Blockchain technology has intrigued lots of people since it was invented. The rise of cryptocurrency, which uses the technology in its operation has even intrigued more with its decentralization approach and the ability for anonymity in transactions.
Even though Bitcoin is widely recognized as the first cryptocurrency, there are plenty of alternatives which have been developed. Ethereum is one of the altcoins and a better substitute to Bitcoin.
Ethereum Founder And History
Its founder- Vitalik Buterin proposed the currency in 2013. Ethereum is an open source platform that utilizes the technology in order to produce smart contracts and ensure secure crypto trading. Its open source nature enables developers to create and publish decentralized apps for value transfer, data storage, and sophisticated financial tracking.
A year after the concept’s introduction, Vitalik announced the addition of Dr Gavin wood and Jeffery Wilcke into his team. He, in the process, published the ‘yellow paper’ where he detailed the Ethereum Virtual Machine which they promoted the same year for a first Ether sale.

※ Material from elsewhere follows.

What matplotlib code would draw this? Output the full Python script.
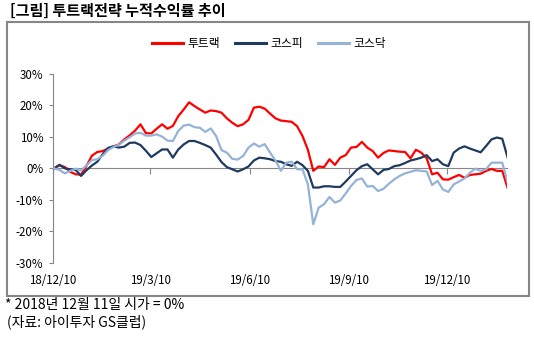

The initial allocation consisted of over 60,000,000 Ethers which were exchanged for over 30,000 bitcoins
Ethereum vs Bitcoin; The Differences
Now, there is a bit of similarity in Bitcoin and Ethereum regarding proof systems and privacy. But while both Ethereum and Bitcoin are cryptocurrencies using the same technology, they shouldn’t be mistaken to be alike. Here are key differences between the two;
• Ethereum has more options in its means of exchange from its Ether cryptocurrency, EVM and smart contracts.
• Ethereum also has a modified security protocol which operates on a proof of stake system unlike Bitcoin’s proof of work structure
• Ethereum, unlike Bitcoin, allows for two transaction types. While Bitcoin lets users transact publicly, Ethereum transactions can also be made in private.
• Quicker block time. Ethereum has an average block time of 12 seconds whereas bitcoin has 10 minutes. This is a considerable difference between the two currencies. It means miners can complete more blocks and receive more cryptocurrencies faster than Bitcoin’s
• When it comes to mining, Ether coin’s supply is in excess of 90 million in contrast with Bitcoin’s 21 million. Experts have approximated that only half of the coins will be mined by the year 2021 compared with Bitcoin’s supply by which a significant percentage has been mined already.
• The reward system of the two is also different. Bitcoin on one hand rewards miners who solve blocks with BTC. on the other hand Ethereum omits block rewards and hands miners the freedom to charge transaction fees
Ethereum Transaction Components
Key components of an Ethereum transaction include a receiver’s address, a signature of the sender, the transaction amount, the value of gas price which is the figure determining how much the sender is paying for a computational step, the start gas value which is the control of the number of computational steps a transaction can execute and the data field which is optional.
The start gas value and gas price value are only found in transactions with Ethereum. They play a crucial role in averting attacks to the network, thus making Ethereum safe from malicious parties that could overload the network.